By leaving religious preferences out, there would be no room for religious persecution or preferential treatment.

This particularly targeted the Catholic Church and its abuses of power, which is why secularism was seen as so vital. By leaving religious preferences out, there would be no room for religious persecution or preferential treatment.

Of course, it wasn’t as selfless or benevolent as all that. This new philosophy of universalism was also a way to secure allegiance to the newly born French Republic. Absolute equality required that no other entity should come between a person and the government, including not just religion but also regional loyalties. It was a defense against communautarisme (communitarianism, as opposed to republicanism). Attaining equality was, therefore, a pathway for state solidification.

Although laïcité was originally conceived to create absolute equality, it is now woven into the fabric of what it means to be French. Although once a very religious country, in 2009, only 4.5 percent of the population reported going to Mass regularly (mostly from the older generation). Because of this, there is little pushback from French people of European decent against secularism. It is one of the defining principles of the country, and it leaves little room for people who practice religion outwardly.

While the 1789 Declaration of the Rights of Man and of the Citizen did guarantee freedom of religion, it did this by enforcing official secularism. Whereas in the United States we give people the right to express their religion openly, France gives people the right to be free from expressions of religion.

But ISIS Wants A Religious State

This political philosophy has had obvious repercussions for the minority Muslim population, the most obvious and inflammatory being the ongoing headscarf debate that has raged since the 1980s. Because the government runs French schools, they are conceived of as a place where citizens present themselves before the state. Therefore they are a place in which religion cannot play a role. Wearing religious symbols is viewed as inappropriate in this space, first, because it promotes the idea that everyone is not equal and the same, and second, because it indicates allegiances that come before loyalty to the state.

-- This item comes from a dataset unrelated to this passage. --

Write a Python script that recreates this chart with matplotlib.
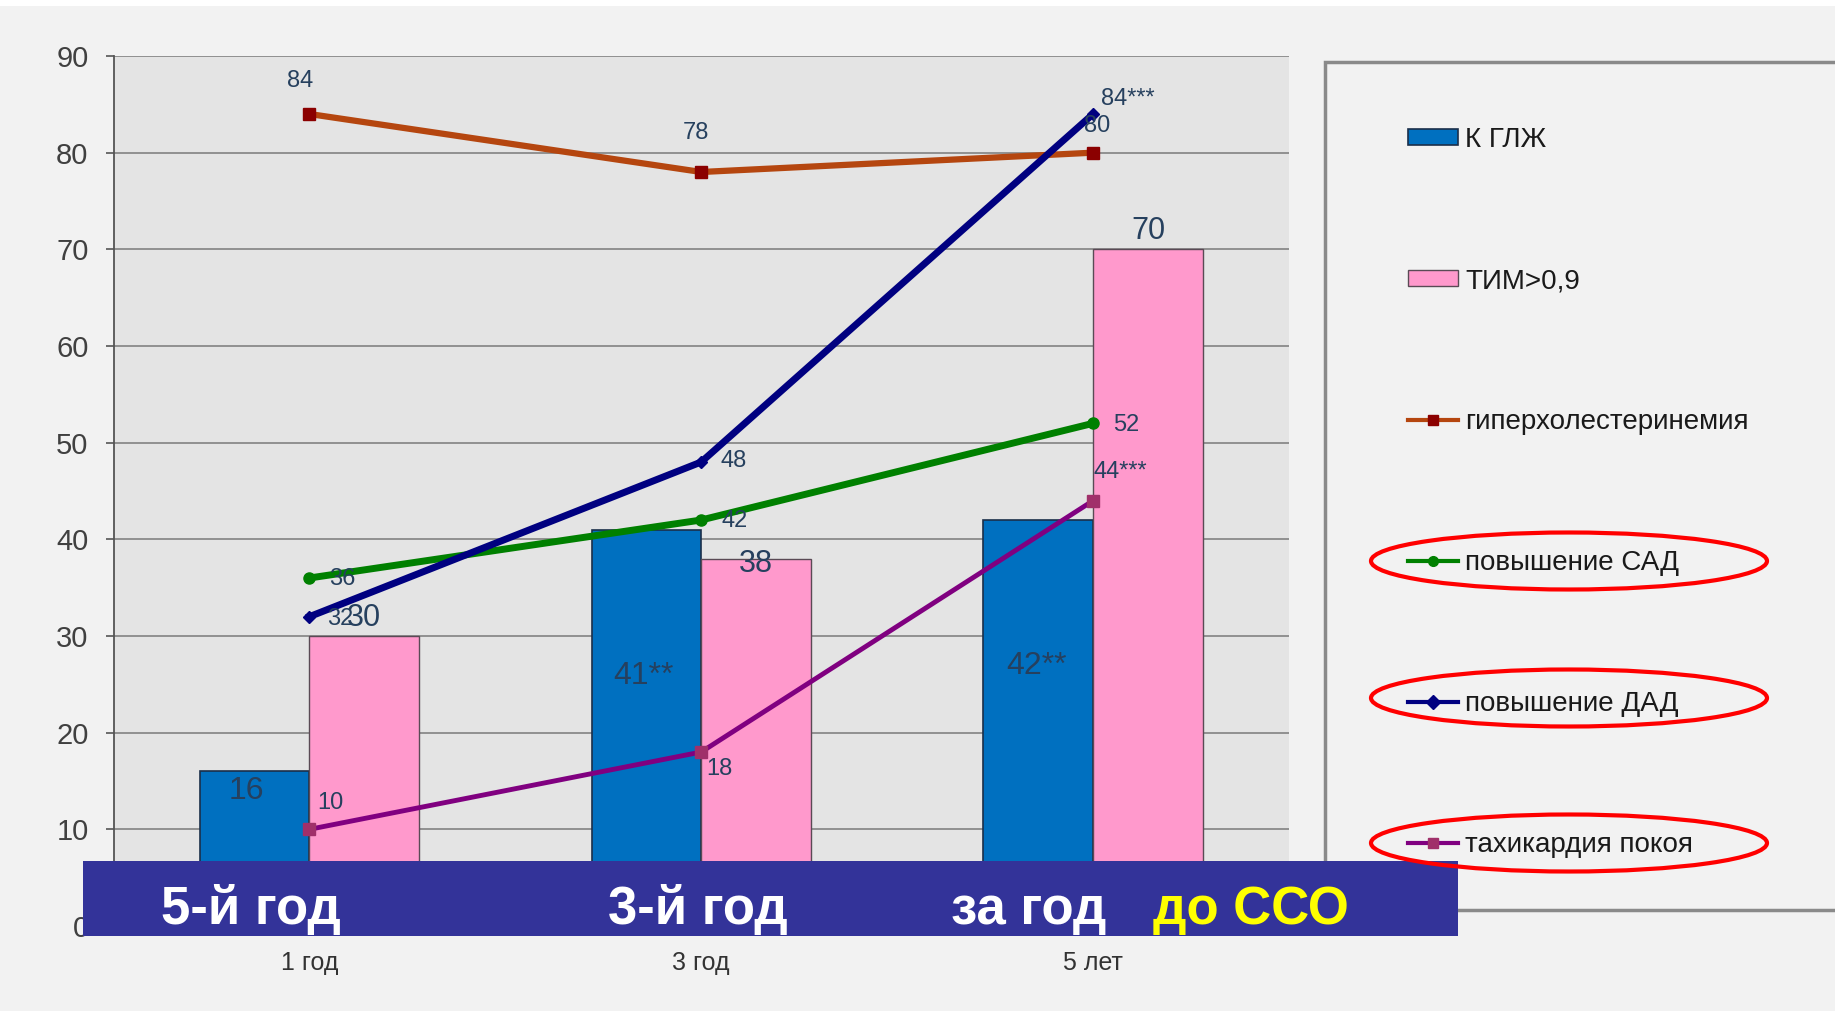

All this makes France an ideal example of what radical Islam finds so appalling about the West.

A law was finally passed in 2004 that banned people from wearing “conspicuous” religious signs such as large crosses, yarmulkes, or headscarves. Although the headscarf was being banned in the name of laïcité, many saw this as specifically targeting Muslims because of widespread negative attitudes toward this section of the population. This ongoing controversy has only fueled the chasm between France and its Muslim citizens.

All this makes France an ideal example of what radical Islam finds so appalling about the West. Islam has its own legal code by which to adjudicate daily life, Sharia, which implies an utter lack of separation between religion and the state, or public and private life. Some forms of Islam, like Salafism, also teach that the laws of Sharia should be executed under a Muslim state, the caliphate. What must a group like ISIS, that interprets Sharia strictly and imposes it in its self-proclaimed caliphate, think about a country like France, which fundamentally opposes the expression of religion in official public life?

France is the very antithesis of the Islamist project. Although there are many reasons why ISIS is targeting them, to understand it fully, we have to understand what ISIS believes, and why laïcité is so repugnant to its followers.